If a Wyoming holding LLC at the top of a clean, well-documented subsidiary stack fits your situation, the first brick is the holding company itself. You can form a Wyoming LLC with us for $397 all-inclusive, with the LLC filed in roughly twenty-four hours and an EIN obtainable in about eight to ten business days even without an SSN, no US visit or address required. Form the holding company first, then add operating subsidiaries beneath it as your brands or properties grow, and confirm the per-entity tax filings with a US CPA before your first April deadline.

Frequently asked questions

How many subsidiaries can I have?
No limit. Some founders run 5 to 20+ operating LLCs under one Wyoming holding.
Does WyomingLLC offer multi-LLC bundles?
Yes.

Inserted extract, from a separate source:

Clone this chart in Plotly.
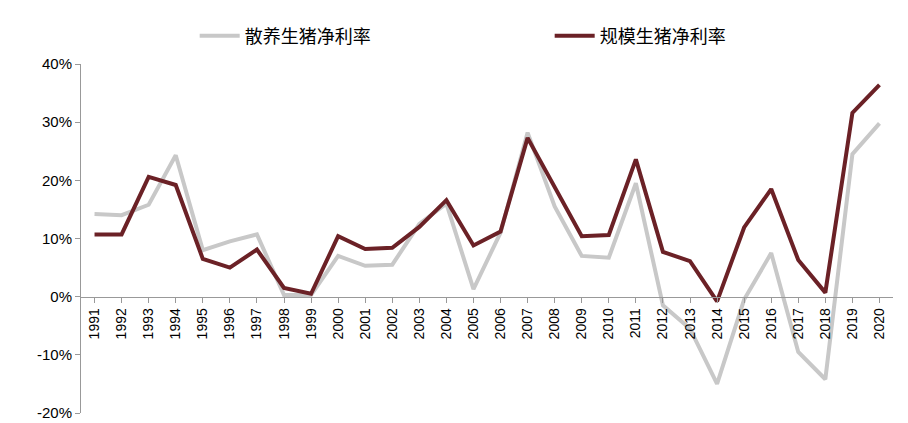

Email us for a quote on holding + multiple operating LLCs.
Can subsidiaries be in different states?
Yes. Wyoming holding can own Delaware, New Mexico, or other-state operating LLCs.
Is this complex to manage?
Moderately. Each LLC needs separate filings and bookkeeping. Worth it for 3+ brands or significant asset protection needs.
Do all the LLCs share one annual report?
No. Each LLC files its own Wyoming annual report (~$60), and each is due on the first day of that entity's own formation-anniversary month, so the dates can differ. Track them separately or you will miss one and risk administrative dissolution of that subsidiary.
Are transfers of money between my LLCs taxable?
Moving money between commonly owned LLCs is generally not a taxable income event in itself, but each transfer is a related-party transaction reportable on the relevant Form 5472, and the character (loan, contribution, distribution) matters. Keep clean inter-company records and confirm treatment with a CPA.
When is a single LLC enough instead of a holding structure?
If you run one business with one product line and no especially valuable separable asset, a single Wyoming LLC gives you liability protection without multiplying filings. Subsidiary structures earn their complexity when you have genuinely distinct risk pools, multiple brands, or several properties to isolate.